Thursday, October 29, 2020

Rescue of the Saint Malo ferry

The Channel Islands at the very south of the English Channel and only a few miles north of the French coast have for hundreds of years been a stopping point for ships transiting the area and providing a safe haven for those sheltering from storms before continuing their journey. But the countless shipwrecks surrounding these small islands leave the sailor in no doubt that these are also dangerous waters, with hidden rocks tempting the ships to come closer and claim them for their own.

As the modern day has been given way from the sailing age, the Channel Islands have claimed less ships, a motorised vessel being able to steer clear of the hazards and the Admiralty charts giving clear indications of obstructions, wrecks and other dangers to navigation.

But on the morning of Monday 17th April 1995, during the busy Easter holidays, the island of Jersey was host to a rescue operation that had not been seen in this scale for decades as the catamaran ferry Saint Malo almost became a victim of the rugged shores.

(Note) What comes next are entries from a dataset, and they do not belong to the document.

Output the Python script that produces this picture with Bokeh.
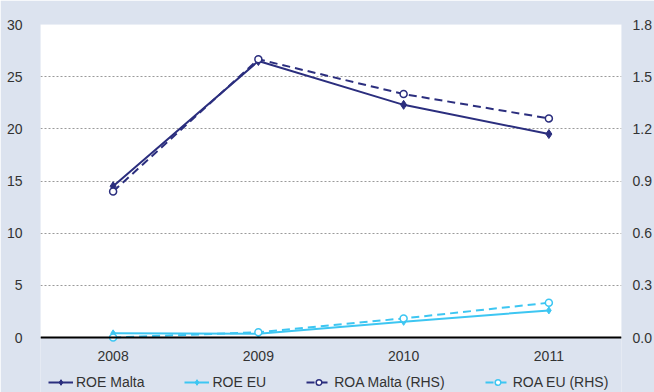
from bokeh.plotting import figure
from bokeh.models import (FactorRange, Range1d, LinearAxis, FixedTicker,
                          PrintfTickFormatter, Legend, LegendItem, BoxAnnotation)
from bokeh.embed import file_html
from bokeh.resources import INLINE

years = ["2008", "2009", "2010", "2011"]
roe_malta = [14.5, 26.5, 22.3, 19.5]
roe_eu = [0.4, 0.35, 1.5, 2.6]
roa_malta = [0.84, 1.60, 1.40, 1.26]
roa_eu = [0.0, 0.03, 0.11, 0.20]
left_ticks = [0, 5, 10, 15, 20, 25, 30]
right_ticks = [0.0, 0.3, 0.6, 0.9, 1.2, 1.5, 1.8]
LEFT_MAX = 30
RIGHT_MAX = 1.8
LEFT_BOTTOM = -5.27  # room below the zero line for year labels and legend

NAVY = "#2B2E7E"
LBLUE = "#3DC6F2"
BG = "#DCE3EF"
FONT = "Liberation Sans"
TXT = "#333333"
FS = "14px"

p = figure(x_range=FactorRange(*years), y_range=Range1d(LEFT_BOTTOM, LEFT_MAX),
           width=654, height=392, output_backend="svg", toolbar_location=None,
           min_border_left=40, min_border_right=32, min_border_top=24,
           min_border_bottom=0)
p.extra_y_ranges = {"rhs": Range1d(LEFT_BOTTOM * RIGHT_MAX / LEFT_MAX, RIGHT_MAX)}

p.border_fill_color = BG
p.background_fill_color = BG
p.outline_line_color = None

# white plotting area from 0 to 30
p.add_layout(BoxAnnotation(bottom=0, top=LEFT_MAX, fill_color="white", fill_alpha=1,
                           line_color=None, level="image"))

p.xgrid.grid_line_color = None
p.ygrid.grid_line_color = "#9a9a9a"
p.ygrid.grid_line_dash = "2 2"
p.ygrid.grid_line_width = 1
p.ygrid.ticker = FixedTicker(ticks=left_ticks)

ax = p.xaxis[0]
ax.fixed_location = 0
ax.axis_line_color = "black"
ax.axis_line_width = 2
ax.major_tick_line_color = None
ax.minor_tick_line_color = None
ax.major_label_text_font = FONT
ax.major_label_text_font_size = FS
ax.major_label_text_color = TXT
ax.major_label_standoff = 7

ay = p.yaxis[0]
ay.ticker = FixedTicker(ticks=left_ticks)
ay.axis_line_color = None
ay.major_tick_line_color = None
ay.minor_tick_line_color = None
ay.major_label_text_font = FONT
ay.major_label_text_font_size = FS
ay.major_label_text_color = TXT
ay.major_label_standoff = 12

ry = LinearAxis(y_range_name="rhs", ticker=FixedTicker(ticks=right_ticks),
                formatter=PrintfTickFormatter(format="%.1f"))
ry.axis_line_color = None
ry.major_tick_line_color = None
ry.minor_tick_line_color = None
ry.major_label_text_font = FONT
ry.major_label_text_font_size = FS
ry.major_label_text_color = TXT
ry.major_label_standoff = 5
p.add_layout(ry, "right")

l1 = p.line(years, roe_malta, line_color=NAVY, line_width=2)
s1 = p.scatter(years, roe_malta, marker="diamond", size=9, fill_color=NAVY, line_color=NAVY)
l2 = p.line(years, roe_eu, line_color=LBLUE, line_width=2)
s2 = p.scatter(years, roe_eu, marker="diamond", size=7, fill_color=LBLUE, line_color=LBLUE)
l3 = p.line(years, roa_malta, line_color=NAVY, line_width=2, line_dash="8 5", y_range_name="rhs")
s3 = p.scatter(years, roa_malta, marker="circle", size=7, fill_color="white", line_color=NAVY,
               line_width=1.5, y_range_name="rhs")
l4 = p.line(years, roa_eu, line_color=LBLUE, line_width=2, line_dash="8 5", y_range_name="rhs")
s4 = p.scatter(years, roa_eu, marker="circle", size=7, fill_color="white", line_color=LBLUE,
               line_width=1.5, y_range_name="rhs")

legend = Legend(items=[
    LegendItem(label="ROE Malta", renderers=[l1, s1]),
    LegendItem(label="ROE EU", renderers=[l2, s2]),
    LegendItem(label="ROA Malta (RHS)", renderers=[l3, s3]),
    LegendItem(label="ROA EU (RHS)", renderers=[l4, s4]),
], orientation="horizontal", location=(8, 2))
legend.background_fill_alpha = 0
legend.border_line_color = None
legend.label_text_font = FONT
legend.label_text_font_size = FS
legend.label_text_color = TXT
legend.glyph_width = 25
legend.glyph_height = 14
legend.label_height = 14
legend.label_standoff = 3
legend.spacing = 40
legend.padding = 0
legend.margin = 0
p.add_layout(legend, "center")

open("out.html", "w").write(file_html(p, INLINE))
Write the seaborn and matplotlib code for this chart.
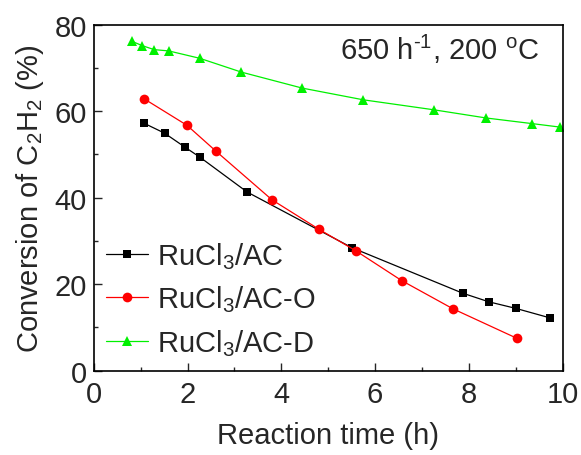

The twin hulled hydrofoil ferry was operated by Channiland, a French company that delivered hundreds of passengers at a time from the port of St Helier, the Jersey capital, over to the smaller but nearby islands of Alderney and Sark. Only two years old, the ship was 136 feet long with a beam of 36 feet, 585 gross tons and could carry around 300 people.

That day she sailed from Jersey at around 0945 and headed off towards Sark, the smallest of the Channel Islands. Her captain, Captain Philippe Peneau, was taking her past Cobiere Point at around 37 mph when he suddenly realised that the ship was off course. In an attempt to get the vessel back on track, he did not slow down and just 15 minutes after setting sail the vessel struck rocks and began to take on water.

With 307 people on board, they had a standard time of 30 minutes to evacuate the Saint Malo, liferafts were deployed and a distress call was sent. Ships in the area raced to the scene as the ferry started listing dangerously to port as one half was now completely filled with water, threatening to sink the rest of the vessel.

It didn’t take long for a nearby ferry to head to the site and with helicopters inbound the rescue operation was now in full swing. Many of the passengers were now jumping straight from the side of the ship onto the inflatable life raft and 55 people received injuries doing this. Some of the passengers caught the evacuation on camera and it was flashed on the news bulletins that day.

After 77 minutes the ship had been abandoned save for the captain and a few crew members, but this had taken over double the time it should have taken. The ferry was taken in tow and beached nearby, the tide exposing the damage caused by the rocks.

An investigation later blamed Captain Peneau for “recklessly endangered the lives” of his passengers, although no charges were brought in relation to this.

The Saint Malo was later repaired and put back into service, being renamed Condor France in 1996, Acacia in 1998, Spirit I in 2008 and finally she is still operating today as the Lovely I under the flag of St Kitts in the Caribbean (left).

In 1997 a sculpture of two clasped hands was placed on the cliffs above the area where the rescue of the Saint Malo passengers took place, a hundred people there to unveil the plaque and to commemorate the day that could have ended in disaster, it being described as a miracle and a testament to those who risked their own lives to save others.